>> BEGIN DATASET EXTRACT

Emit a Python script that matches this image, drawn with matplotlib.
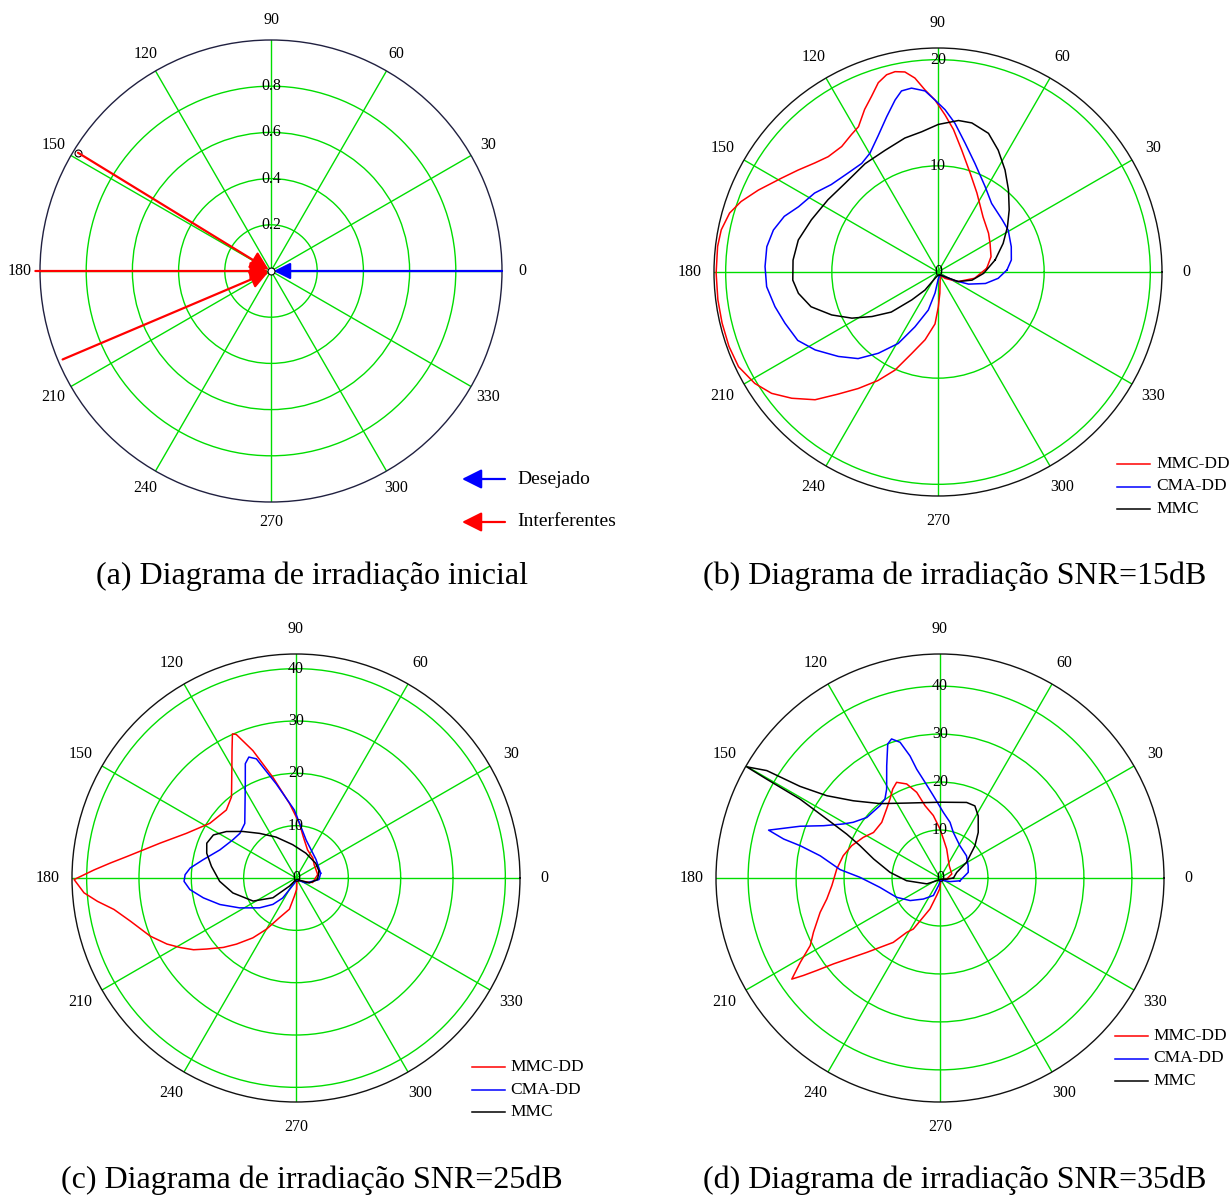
import numpy as np
import matplotlib.pyplot as plt
from matplotlib.lines import Line2D
from matplotlib.patches import FancyArrowPatch

plt.rcParams['font.family'] = ['Liberation Serif', 'DejaVu Serif']

# ---- dados (angulo em graus, raio) ----
# (a) direcoes de chegada
desejado_ang = [0]
desejado_r = [1.0]
interf_ang = [148.5, 180, 203]
interf_r = [0.98, 1.02, 0.98]

# (b) SNR = 15 dB
b_mmcdd_ang = [4.3, 16.1, 28.9, 37.5, 50.7, 63.8, 72, 79, 83.8, 87.4, 91, 94.1, 96.8, 99.4, 102.1, 104.6, 107.5,
               110.7, 114.3, 118.7, 122.2, 127.5, 133.6, 138.5, 143.9, 149.1, 155.5, 160.3, 164.2, 169, 173.4,
               180.3, 187.2, 193.3, 199.6, 205.4, 211.3, 216.1, 220.8, 226.1, 230.6, 235.6, 241, 246.3, 252,
               259.2, 266.7, 270.5, 275, 290, 310, 318, 334.6, 350.3]
b_mmcdd_r = [4.6, 5.2, 5.6, 6.0, 6.7, 8.3, 9.8, 11.7, 13.5, 14.8, 16.2, 17.2, 18.4, 19.1, 19.3, 19.2, 18.7,
             17.7, 16.8, 15.6, 15.3, 14.9, 15.0, 15.5, 16.3, 17.2, 18.6, 19.7, 20.4, 20.8, 20.9,
             20.9, 20.9, 20.9, 20.9, 20.8, 20.2, 19.4, 18.2, 16.7, 14.9, 13.3, 11.7, 10.1, 8.1,
             6.5, 4.9, 3.3, 2.0, 0.6, 0.5, 0.9, 2.1, 3.5]
b_cmadd_ang = [1.7, 9.3, 19, 30.8, 39.2, 52, 61.2, 71.2, 78.1, 83.5, 87.5, 91, 94.1, 98.2, 101.4, 104, 108.3,
               113.8, 119.8, 125.1, 132.3, 140.7, 147.4, 154.9, 160.1, 165.7, 171.6, 178.2, 184.9, 192, 198.5,
               206, 212.4, 220.3, 227.3, 233.7, 240.9, 247.2, 255.7, 262, 270, 290, 310, 326, 333, 338.4,
               346.4, 354]
b_cmadd_r = [6.5, 7.0, 7.3, 7.7, 7.8, 8.2, 9.2, 10.8, 12.4, 14.1, 15.3, 16.2, 17.1, 17.5, 17.4, 16.7, 15.4,
             14.0, 12.9, 12.5, 12.6, 13.0, 13.8, 14.5, 15.4, 16.0, 16.3, 16.3, 16.2, 15.7, 15.2,
             14.7, 13.7, 12.3, 11.1, 9.5, 7.7, 5.6, 3.7, 2.0, 0.75, 0.4, 0.4, 0.8, 1.8, 3.1,
             4.6, 5.7]
b_mmc_ang = [11.9, 23.7, 33, 41.1, 49.4, 56.7, 63.7, 70, 77.2, 82.3, 89.9, 96.6, 103.9, 113.5, 123.9, 136.4,
             146.7, 157.6, 167.1, 175.3, 183.2, 188.7, 195.3, 202, 208.2, 214, 220.6, 226.8, 234.2, 245,
             270, 300, 326, 334.6, 346.6, 358.3]
b_mmc_r = [5.5, 6.7, 7.8, 8.9, 10.2, 11.5, 12.8, 13.9, 14.4, 14.4, 13.9, 13.3, 13.0, 12.5, 12.3, 12.1,
           12.4, 12.9, 13.5, 13.7, 13.7, 13.3, 12.4, 10.8, 9.2, 7.5, 5.8, 3.6, 2.1, 0.65,
           0.3, 0.3, 0.8, 2.1, 3.3, 4.3]

# (c) SNR = 25 dB
c_mmcdd_ang = [9, 36, 50, 67.6, 80, 86.5, 95, 103, 108.7, 112.6, 113.8, 116.6, 120, 128.5, 135.7, 147.6, 157.8,
               165.6, 172.7, 175.4, 177.7, 180.4, 184, 186.7, 189.8, 194.6, 201.7, 207.1, 211, 215, 218.5,
               223.7, 228, 234.2, 240, 247.4, 258, 264.8, 273, 290, 315, 345]
c_mmcdd_r = [4.2, 4.3, 5.0, 5.8, 8.0, 10.5, 14.3, 19.8, 25.7, 29.7, 30.1, 27.3, 24.5, 19.8, 18.6, 19.5, 22.6,
             26.8, 32.5, 35.6, 38.6, 42.4, 40.6, 38.2, 35.3, 32.7, 30.0, 27.7, 25.8, 23.9, 21.8,
             19.2, 17.0, 14.1, 11.3, 8.2, 6.1, 3.5, 2.2, 0.5, 0.8, 3.3]
c_cmadd_ang = [11, 42.5, 75, 91.4, 101.9, 108.4, 111.3, 113.9, 118.2, 133.2, 141.5, 148.8, 159.7, 168.9, 174.6,
               178.3, 181.7, 186.2, 192.1, 199.2, 207.9, 219.3, 228.8, 236.3, 240.3, 255, 280, 310, 333, 356]
c_cmadd_r = [4.8, 5.2, 7.5, 13.0, 18.4, 24.0, 24.8, 23.9, 20.5, 14.3, 13.7, 14.1, 15.5, 18.1, 20.3,
             21.2, 21.4, 20.4, 18.1, 15.4, 12.2, 9.0, 6.7, 4.6, 2.6, 1.0, 0.4, 0.5, 2.1, 4.4]
c_mmc_ang = [16, 36.9, 68.2, 95.7, 116, 129.2, 138.8, 146.3, 152.5, 158.7, 164.5, 172.2, 182.5, 193.3, 208.3,
             220.6, 231, 260, 300, 339.4, 355.6]
c_mmc_r = [4.6, 4.7, 5.1, 6.4, 8.7, 11.0, 13.5, 16.0, 17.8, 18.3, 17.7, 16.3, 14.6, 12.4, 9.3,
           5.8, 2.0, 0.4, 0.3, 2.7, 4.1]

# (d) SNR = 35 dB
d_mmcdd_ang = [350, 19, 52.9, 77, 85.1, 90, 96.1, 101.7, 105.2, 109.5, 114.4, 118, 122.3, 127.7, 136.3, 145.6,
               152.1, 159.9, 167, 175, 184, 190.5, 196, 203.2, 207.5, 211.1, 214.3, 215.5, 216.9, 218.9,
               225.4, 234, 238.5, 242.4, 252, 259.3, 268, 300]
d_mmcdd_r = [1.4, 2.6, 3.2, 6.2, 8.2, 10.2, 13.1, 15.4, 18.5, 20.8, 21.9, 21.0, 19.5, 18.2, 16.8, 16.8,
             18.1, 19.6, 20.7, 21.6, 22.6, 24.0, 26.0, 28.7, 30.5, 34.0, 37.4, 35.0, 32.1, 28.5,
             21.8, 16.6, 13.3, 12.0, 6.8, 3.7, 2.3, 0.4]
d_cmadd_ang = [352, 11.3, 23.5, 40, 58.3, 73.7, 79.8, 87.1, 94.6, 98.9, 102.1, 103.8, 106.4, 109.2, 111.3, 115.4,
               121, 124.8, 129.7, 140.4, 147.3, 150.8, 155.8, 159.7, 164.4, 166, 167, 169.5, 175.2, 179.5,
               188.8, 204, 217.1, 231.6, 249.3, 260, 280, 320, 340]
d_cmadd_r = [4.2, 6.0, 6.4, 7.2, 7.9, 9.9, 11.8, 13.7, 17.2, 20.2, 23.2, 26.2, 29.5, 30.7, 30.0, 25.9,
             21.6, 20.1, 19.6, 19.8, 21.5, 23.1, 26.6, 31.1, 37.1, 33.6, 29.9, 25.4, 20.9, 16.7,
             12.7, 9.9, 7.8, 5.6, 3.9, 1.5, 0.5, 0.8, 2.2]
d_mmc_ang = [0, 18.8, 30.4, 42.7, 50, 58.4, 64.2, 70.6, 90, 114, 128.8, 138.3, 144, 146.8, 148.2, 150.1, 150.3,
             150.6, 152.5, 154.8, 158, 164, 173.5, 184.6, 204, 240, 300, 350]
d_mmc_r = [2.8, 3.7, 6.4, 9.9, 12.4, 15.2, 16.7, 16.7, 15.8, 17.1, 19.9, 24.2, 29.2, 34.9, 42.5, 46.5, 41.6,
           33.5, 26.6, 21.5, 18.0, 14.4, 10.5, 7.0, 3.0, 0.5, 0.3, 1.4]

series_names = ['MMC-DD', 'CMA-DD', 'MMC']
series_colors = ['#ff0000', '#0000ff', '#000000']

captions = ['(a) Diagrama de irradiação inicial',
            '(b) Diagrama de irradiação SNR=15dB',
            '(c) Diagrama de irradiação SNR=25dB',
            '(d) Diagrama de irradiação SNR=35dB']

W, H = 1232, 1196
fig = plt.figure(figsize=(W / 100, H / 100), dpi=100)
GREEN = '#00dd00'


def fx(x):
    return x / W


def fy(y):
    return 1 - y / H


def polar_axes(cx, cy, R, rmax, rings, ring_labels, lab_k):
    ax = fig.add_axes([fx(cx - R), fy(cy + R), 2 * R / W, 2 * R / H], projection='polar')
    ax.set_ylim(0, rmax)
    ax.set_xticks(np.deg2rad(np.arange(0, 360, 30)))
    ax.set_xticklabels([])
    ax.set_yticks(rings)
    ax.set_yticklabels([])
    ax.grid(True, color=GREEN, lw=1.0)
    ax.spines['polar'].set_color('#111111')
    ax.spines['polar'].set_linewidth(1.0)
    for a in range(0, 360, 30):
        t = np.deg2rad(a)
        ax.text(0.5 + 0.5 * lab_k * np.cos(t), 0.5 + 0.5 * lab_k * np.sin(t), str(a),
                transform=ax.transAxes, ha='center', va='center', fontsize=11.5)
    for r, s in zip([0] + list(rings), ring_labels):
        if s:
            ax.text(np.pi / 2, r, s, ha='center', va='center', fontsize=11.5)
    return ax


def closed(ang, r):
    return np.deg2rad(ang + [ang[0]]), r + [r[0]]


# ---- (a) ----
ax_a = polar_axes(271, 271, 231, 1.0, [0.2, 0.4, 0.6, 0.8], ['', '0.2', '0.4', '0.6', '0.8'], 1.087)
ax_a.spines['polar'].set_color('#202040')
for a, r in zip(desejado_ang, desejado_r):
    ax_a.annotate('', xy=(np.deg2rad(a), 0.012), xytext=(np.deg2rad(a), r), annotation_clip=False,
                  arrowprops=dict(arrowstyle='-|>,head_length=0.5,head_width=0.25', color='#0000ff',
                                  lw=1.6, shrinkA=0, shrinkB=0, mutation_scale=20))
for a, r in zip(interf_ang, interf_r):
    ax_a.annotate('', xy=(np.deg2rad(a), 0.012), xytext=(np.deg2rad(a), r), annotation_clip=False,
                  arrowprops=dict(arrowstyle='-|>,head_length=0.55,head_width=0.28', color='#ff0000',
                                  lw=1.6, shrinkA=0, shrinkB=0, mutation_scale=20))
ax_a.plot(np.deg2rad(interf_ang[0]), interf_r[0], 'o', ms=5, mfc='white', mec='black', mew=0.8, clip_on=False)
ax_a.plot(0, 0, 'o', ms=5, mfc='white', mec='black', mew=0.8, zorder=5)

for y, c, lab in [(479, '#0000ff', 'Desejado'), (522, '#ff0000', 'Interferentes')]:
    fig.add_artist(FancyArrowPatch((fx(505), fy(y)), (fx(462), fy(y)), transform=fig.transFigure,
                                   arrowstyle='-|>,head_length=0.6,head_width=0.3', mutation_scale=20,
                                   color=c, lw=1.6, shrinkA=0, shrinkB=0))
    fig.text(fx(517), fy(y), lab, ha='left', va='center', fontsize=14)

# ---- (b), (c), (d) ----
panels = [
    (938, 272, 21.1, [10, 20], ['0', '10', '20'],
     [(b_mmcdd_ang, b_mmcdd_r), (b_cmadd_ang, b_cmadd_r), (b_mmc_ang, b_mmc_r)], (1117, 464, 1156)),
    (296, 878, 42.8, [10, 20, 30, 40], ['0', '10', '20', '30', '40'],
     [(c_mmcdd_ang, c_mmcdd_r), (c_cmadd_ang, c_cmadd_r), (c_mmc_ang, c_mmc_r)], (472, 1067, 510)),
    (940, 878, 46.7, [10, 20, 30, 40], ['0', '10', '20', '30', '40'],
     [(d_mmcdd_ang, d_mmcdd_r), (d_cmadd_ang, d_cmadd_r), (d_mmc_ang, d_mmc_r)], (1115, 1036, 1153)),
]

for cx, cy, rmax, rings, rlabs, data, (lx, ly, tx) in panels:
    ax = polar_axes(cx, cy, 224, rmax, rings, rlabs, 1.11)
    for (ang, r), col in zip(data, series_colors):
        t, rr = closed(ang, r)
        ax.plot(t, rr, color=col, lw=1.1)
    for i, (name, col) in enumerate(zip(series_names, series_colors)):
        y = ly + i * 22.5
        fig.add_artist(Line2D([fx(lx), fx(lx + 33)], [fy(y), fy(y)], transform=fig.transFigure, color=col, lw=1.1))
        fig.text(fx(tx), fy(y), name, ha='left', va='center', fontsize=12.5)

# ---- legendas ----
for (x, y), cap in zip([(312, 576), (955, 576), (312, 1180), (955, 1180)], captions):
    fig.text(fx(x), fy(y), cap, ha='center', va='center', fontsize=23)

plt.savefig('out.png', dpi=100)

>> END DATASET EXTRACT

**TASK OBJECTIVE**
Exactly as they appear, print the lines of the listing above from its first line through the line that contains "interf_r = [0.98, 1.02, 0.98]", minus the pictures.

**RESULT BELOW**
Emit a Python script that matches this image, drawn with matplotlib.
import numpy as np
import matplotlib.pyplot as plt
from matplotlib.lines import Line2D
from matplotlib.patches import FancyArrowPatch

plt.rcParams['font.family'] = ['Liberation Serif', 'DejaVu Serif']

# ---- dados (angulo em graus, raio) ----
# (a) direcoes de chegada
desejado_ang = [0]
desejado_r = [1.0]
interf_ang = [148.5, 180, 203]
interf_r = [0.98, 1.02, 0.98]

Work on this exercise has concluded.